* START *
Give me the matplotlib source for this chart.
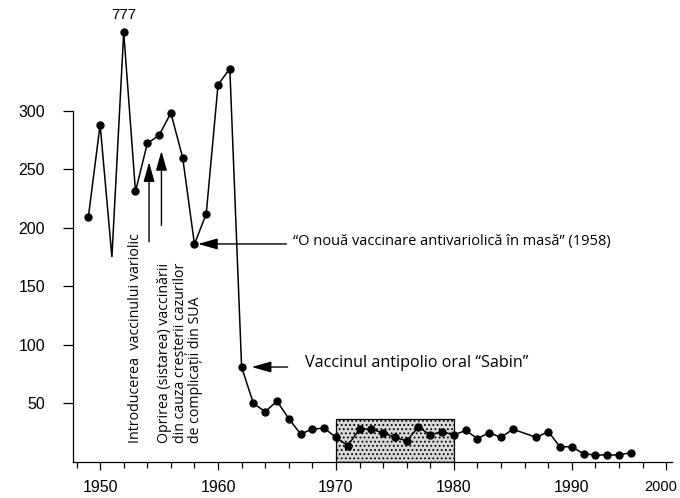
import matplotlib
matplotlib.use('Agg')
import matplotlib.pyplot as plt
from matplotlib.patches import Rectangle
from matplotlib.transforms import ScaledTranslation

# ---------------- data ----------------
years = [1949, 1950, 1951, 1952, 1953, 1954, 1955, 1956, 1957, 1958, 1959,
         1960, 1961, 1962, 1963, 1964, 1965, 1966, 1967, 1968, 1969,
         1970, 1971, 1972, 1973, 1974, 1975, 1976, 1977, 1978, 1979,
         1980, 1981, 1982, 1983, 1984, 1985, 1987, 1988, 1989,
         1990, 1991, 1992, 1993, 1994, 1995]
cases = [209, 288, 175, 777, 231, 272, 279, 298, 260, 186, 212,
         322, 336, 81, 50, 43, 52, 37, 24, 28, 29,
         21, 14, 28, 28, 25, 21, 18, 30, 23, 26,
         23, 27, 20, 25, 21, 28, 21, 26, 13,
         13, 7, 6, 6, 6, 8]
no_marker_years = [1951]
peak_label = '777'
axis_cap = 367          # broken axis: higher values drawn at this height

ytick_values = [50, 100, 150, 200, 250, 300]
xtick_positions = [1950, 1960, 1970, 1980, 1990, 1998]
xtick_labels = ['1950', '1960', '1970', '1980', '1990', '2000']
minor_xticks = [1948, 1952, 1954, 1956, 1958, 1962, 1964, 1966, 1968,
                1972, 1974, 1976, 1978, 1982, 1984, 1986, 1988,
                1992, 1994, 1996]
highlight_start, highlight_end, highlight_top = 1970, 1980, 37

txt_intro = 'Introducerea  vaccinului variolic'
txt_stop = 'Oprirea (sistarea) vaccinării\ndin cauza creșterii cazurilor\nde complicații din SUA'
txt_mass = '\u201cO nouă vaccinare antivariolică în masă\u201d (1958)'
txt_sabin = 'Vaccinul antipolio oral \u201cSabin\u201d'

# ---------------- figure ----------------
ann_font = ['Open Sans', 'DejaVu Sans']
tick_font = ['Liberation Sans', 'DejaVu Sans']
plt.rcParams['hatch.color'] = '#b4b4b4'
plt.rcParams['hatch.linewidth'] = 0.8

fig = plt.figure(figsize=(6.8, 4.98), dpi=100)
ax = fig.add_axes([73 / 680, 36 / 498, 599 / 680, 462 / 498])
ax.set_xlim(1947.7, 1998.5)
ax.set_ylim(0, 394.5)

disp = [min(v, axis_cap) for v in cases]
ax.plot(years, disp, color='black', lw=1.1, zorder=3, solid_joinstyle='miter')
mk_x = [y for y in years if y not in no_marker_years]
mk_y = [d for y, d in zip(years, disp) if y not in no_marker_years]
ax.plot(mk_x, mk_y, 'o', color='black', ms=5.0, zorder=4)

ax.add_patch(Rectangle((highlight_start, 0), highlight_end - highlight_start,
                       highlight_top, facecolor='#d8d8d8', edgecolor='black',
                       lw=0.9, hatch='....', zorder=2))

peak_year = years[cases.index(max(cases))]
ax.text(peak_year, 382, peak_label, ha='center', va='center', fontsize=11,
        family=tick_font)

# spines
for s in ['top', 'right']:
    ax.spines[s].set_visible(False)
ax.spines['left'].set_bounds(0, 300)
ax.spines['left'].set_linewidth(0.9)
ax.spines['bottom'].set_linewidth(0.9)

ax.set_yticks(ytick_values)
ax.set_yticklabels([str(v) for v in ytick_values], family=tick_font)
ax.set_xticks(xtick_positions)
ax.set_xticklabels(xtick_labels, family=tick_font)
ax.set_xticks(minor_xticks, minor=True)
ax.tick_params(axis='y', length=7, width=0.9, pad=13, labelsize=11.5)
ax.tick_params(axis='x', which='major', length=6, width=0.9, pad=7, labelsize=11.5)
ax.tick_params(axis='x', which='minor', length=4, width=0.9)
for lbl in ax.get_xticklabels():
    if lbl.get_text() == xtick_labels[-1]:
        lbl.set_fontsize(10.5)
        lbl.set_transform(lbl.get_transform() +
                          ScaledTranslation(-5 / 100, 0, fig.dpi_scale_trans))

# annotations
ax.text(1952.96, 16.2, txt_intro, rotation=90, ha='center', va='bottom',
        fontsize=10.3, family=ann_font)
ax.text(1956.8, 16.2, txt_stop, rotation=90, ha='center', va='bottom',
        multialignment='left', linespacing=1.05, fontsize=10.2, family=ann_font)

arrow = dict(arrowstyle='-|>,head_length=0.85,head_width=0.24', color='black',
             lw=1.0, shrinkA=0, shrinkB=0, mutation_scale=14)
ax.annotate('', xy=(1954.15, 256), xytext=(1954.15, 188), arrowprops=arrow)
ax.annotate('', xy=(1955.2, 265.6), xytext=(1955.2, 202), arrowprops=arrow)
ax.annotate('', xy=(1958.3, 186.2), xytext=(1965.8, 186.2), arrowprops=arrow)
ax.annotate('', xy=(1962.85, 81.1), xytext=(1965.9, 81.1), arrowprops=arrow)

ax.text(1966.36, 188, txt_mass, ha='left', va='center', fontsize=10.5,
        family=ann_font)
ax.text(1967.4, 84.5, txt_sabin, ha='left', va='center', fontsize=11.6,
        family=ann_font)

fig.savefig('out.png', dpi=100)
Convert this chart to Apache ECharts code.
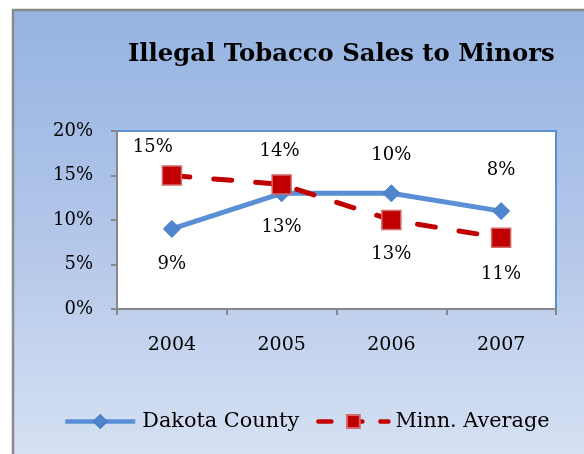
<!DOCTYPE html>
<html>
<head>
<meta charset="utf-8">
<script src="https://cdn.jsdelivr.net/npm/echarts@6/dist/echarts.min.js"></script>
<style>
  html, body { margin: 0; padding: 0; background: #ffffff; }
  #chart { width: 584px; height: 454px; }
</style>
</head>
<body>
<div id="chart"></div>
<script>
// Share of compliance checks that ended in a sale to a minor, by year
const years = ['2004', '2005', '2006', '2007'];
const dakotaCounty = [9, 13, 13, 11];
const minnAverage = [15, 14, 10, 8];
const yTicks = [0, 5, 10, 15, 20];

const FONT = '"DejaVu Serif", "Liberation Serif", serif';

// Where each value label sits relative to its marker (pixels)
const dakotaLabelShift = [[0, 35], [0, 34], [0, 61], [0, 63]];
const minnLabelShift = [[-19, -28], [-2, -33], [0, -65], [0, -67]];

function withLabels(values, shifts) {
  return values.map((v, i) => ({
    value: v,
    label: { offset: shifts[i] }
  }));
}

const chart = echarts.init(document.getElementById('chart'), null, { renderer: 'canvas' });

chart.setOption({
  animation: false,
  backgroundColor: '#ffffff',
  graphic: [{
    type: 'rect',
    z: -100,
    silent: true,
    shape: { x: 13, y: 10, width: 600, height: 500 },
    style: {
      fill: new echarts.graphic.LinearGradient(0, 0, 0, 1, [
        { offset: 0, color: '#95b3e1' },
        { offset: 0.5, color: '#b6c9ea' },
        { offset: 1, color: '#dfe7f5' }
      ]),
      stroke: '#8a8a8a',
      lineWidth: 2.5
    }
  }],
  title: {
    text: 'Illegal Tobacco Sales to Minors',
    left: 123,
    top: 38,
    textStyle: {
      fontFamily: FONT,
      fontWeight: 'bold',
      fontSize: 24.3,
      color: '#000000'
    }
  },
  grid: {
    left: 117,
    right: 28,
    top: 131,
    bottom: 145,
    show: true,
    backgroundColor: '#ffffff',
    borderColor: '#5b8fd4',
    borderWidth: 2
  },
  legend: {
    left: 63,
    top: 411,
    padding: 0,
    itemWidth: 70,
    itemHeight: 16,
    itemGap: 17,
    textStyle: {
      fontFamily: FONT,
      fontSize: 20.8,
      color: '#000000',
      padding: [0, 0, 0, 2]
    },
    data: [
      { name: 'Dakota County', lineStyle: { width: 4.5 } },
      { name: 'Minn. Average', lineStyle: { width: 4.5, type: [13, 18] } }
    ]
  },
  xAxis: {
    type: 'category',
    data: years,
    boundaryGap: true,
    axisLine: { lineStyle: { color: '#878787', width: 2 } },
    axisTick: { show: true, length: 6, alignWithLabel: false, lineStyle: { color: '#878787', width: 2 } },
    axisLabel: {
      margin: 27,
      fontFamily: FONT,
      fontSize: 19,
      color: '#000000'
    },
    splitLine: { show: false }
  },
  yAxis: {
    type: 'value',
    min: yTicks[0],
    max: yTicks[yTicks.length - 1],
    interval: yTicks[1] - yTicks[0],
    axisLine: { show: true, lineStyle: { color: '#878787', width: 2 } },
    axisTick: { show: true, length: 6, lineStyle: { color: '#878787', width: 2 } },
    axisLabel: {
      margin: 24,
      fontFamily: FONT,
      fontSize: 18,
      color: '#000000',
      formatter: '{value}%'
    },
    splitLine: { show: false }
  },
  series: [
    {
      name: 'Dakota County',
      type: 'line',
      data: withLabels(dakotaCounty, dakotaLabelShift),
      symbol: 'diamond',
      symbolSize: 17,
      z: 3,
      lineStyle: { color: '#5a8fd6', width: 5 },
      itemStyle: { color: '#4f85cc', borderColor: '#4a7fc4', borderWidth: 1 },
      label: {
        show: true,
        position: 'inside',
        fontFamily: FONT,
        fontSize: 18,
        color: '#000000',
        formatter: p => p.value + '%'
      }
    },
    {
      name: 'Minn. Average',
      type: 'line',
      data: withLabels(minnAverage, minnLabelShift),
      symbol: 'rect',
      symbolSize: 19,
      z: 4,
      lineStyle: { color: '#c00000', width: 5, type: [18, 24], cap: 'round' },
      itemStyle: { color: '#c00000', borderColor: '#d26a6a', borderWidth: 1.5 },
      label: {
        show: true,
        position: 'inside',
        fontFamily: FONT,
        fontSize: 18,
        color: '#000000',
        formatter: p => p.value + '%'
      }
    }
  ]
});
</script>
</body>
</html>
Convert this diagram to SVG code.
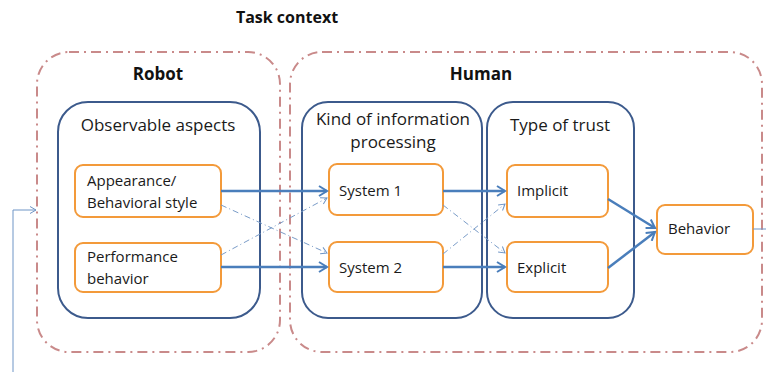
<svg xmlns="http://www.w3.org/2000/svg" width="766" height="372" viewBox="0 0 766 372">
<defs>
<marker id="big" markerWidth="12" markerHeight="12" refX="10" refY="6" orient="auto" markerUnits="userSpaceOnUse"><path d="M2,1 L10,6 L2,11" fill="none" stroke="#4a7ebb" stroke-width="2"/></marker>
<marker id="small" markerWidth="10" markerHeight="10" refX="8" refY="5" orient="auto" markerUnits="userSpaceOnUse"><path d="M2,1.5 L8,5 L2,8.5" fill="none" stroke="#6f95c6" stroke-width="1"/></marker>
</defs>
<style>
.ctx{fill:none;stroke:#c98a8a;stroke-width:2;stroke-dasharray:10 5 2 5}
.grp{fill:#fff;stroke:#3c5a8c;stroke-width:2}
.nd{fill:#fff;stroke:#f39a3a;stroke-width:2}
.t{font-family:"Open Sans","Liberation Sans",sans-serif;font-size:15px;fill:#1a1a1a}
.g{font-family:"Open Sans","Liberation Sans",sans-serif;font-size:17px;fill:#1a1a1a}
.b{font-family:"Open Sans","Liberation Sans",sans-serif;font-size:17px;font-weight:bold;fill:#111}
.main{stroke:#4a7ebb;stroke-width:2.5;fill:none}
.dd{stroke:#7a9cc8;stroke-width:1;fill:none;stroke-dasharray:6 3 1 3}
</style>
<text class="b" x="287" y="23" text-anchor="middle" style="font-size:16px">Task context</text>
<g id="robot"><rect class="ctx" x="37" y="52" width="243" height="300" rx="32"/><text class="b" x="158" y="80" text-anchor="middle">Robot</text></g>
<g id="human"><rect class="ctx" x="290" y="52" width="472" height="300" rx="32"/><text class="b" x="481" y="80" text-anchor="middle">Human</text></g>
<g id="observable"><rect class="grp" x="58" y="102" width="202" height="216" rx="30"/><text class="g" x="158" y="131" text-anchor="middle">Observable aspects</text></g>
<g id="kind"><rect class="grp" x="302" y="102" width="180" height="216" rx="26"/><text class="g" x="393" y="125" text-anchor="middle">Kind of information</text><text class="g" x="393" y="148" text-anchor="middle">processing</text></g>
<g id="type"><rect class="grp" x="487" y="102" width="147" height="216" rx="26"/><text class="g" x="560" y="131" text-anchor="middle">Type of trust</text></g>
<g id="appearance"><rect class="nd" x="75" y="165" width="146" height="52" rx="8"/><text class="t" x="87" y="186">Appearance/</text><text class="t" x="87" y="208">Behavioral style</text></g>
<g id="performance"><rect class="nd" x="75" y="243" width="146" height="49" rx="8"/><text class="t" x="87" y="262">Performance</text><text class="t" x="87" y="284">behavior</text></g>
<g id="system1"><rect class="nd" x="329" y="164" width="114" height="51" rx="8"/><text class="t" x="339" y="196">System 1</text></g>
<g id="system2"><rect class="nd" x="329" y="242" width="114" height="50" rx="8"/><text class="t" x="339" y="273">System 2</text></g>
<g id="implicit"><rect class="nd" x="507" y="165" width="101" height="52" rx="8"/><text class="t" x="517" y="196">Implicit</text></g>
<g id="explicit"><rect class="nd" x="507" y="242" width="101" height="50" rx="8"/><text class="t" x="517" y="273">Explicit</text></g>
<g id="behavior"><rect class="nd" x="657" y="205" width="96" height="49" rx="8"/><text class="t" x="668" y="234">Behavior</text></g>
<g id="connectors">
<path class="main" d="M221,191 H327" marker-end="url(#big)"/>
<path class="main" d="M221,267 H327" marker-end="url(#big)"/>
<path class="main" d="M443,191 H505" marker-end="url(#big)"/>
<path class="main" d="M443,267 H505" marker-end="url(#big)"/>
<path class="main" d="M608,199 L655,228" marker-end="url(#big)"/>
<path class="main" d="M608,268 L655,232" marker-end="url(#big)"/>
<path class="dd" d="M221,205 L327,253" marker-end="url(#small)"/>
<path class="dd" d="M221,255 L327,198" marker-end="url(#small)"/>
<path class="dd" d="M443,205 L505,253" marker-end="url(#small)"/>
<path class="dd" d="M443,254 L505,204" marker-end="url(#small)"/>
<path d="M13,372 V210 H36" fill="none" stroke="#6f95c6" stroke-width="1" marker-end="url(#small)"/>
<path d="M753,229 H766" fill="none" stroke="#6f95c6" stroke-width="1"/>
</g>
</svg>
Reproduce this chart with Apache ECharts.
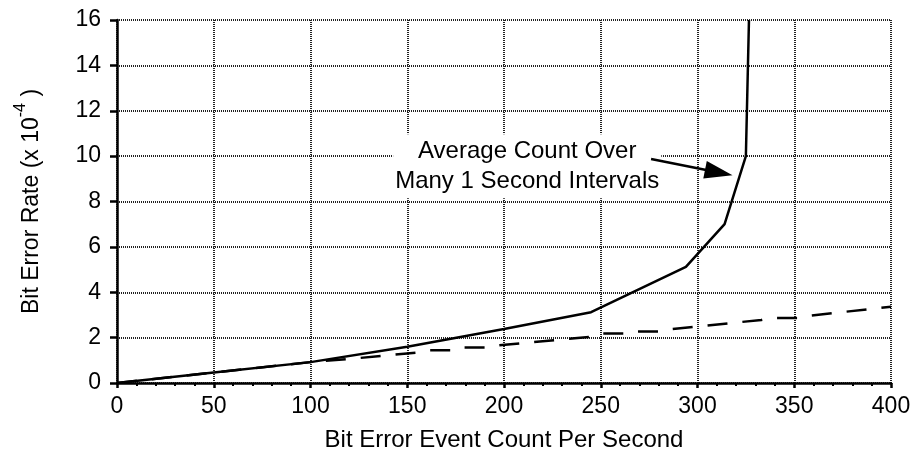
* END *
## What you should do
Pick out and copy the lines of the material that include the word "this".

## Answer for the task
Give me the matplotlib source for this chart.
axis_cap = 367          # broken axis: higher values drawn at this height
Convert this chart to Apache ECharts code.
Convert this diagram to SVG code.
Reproduce this chart with Apache ECharts.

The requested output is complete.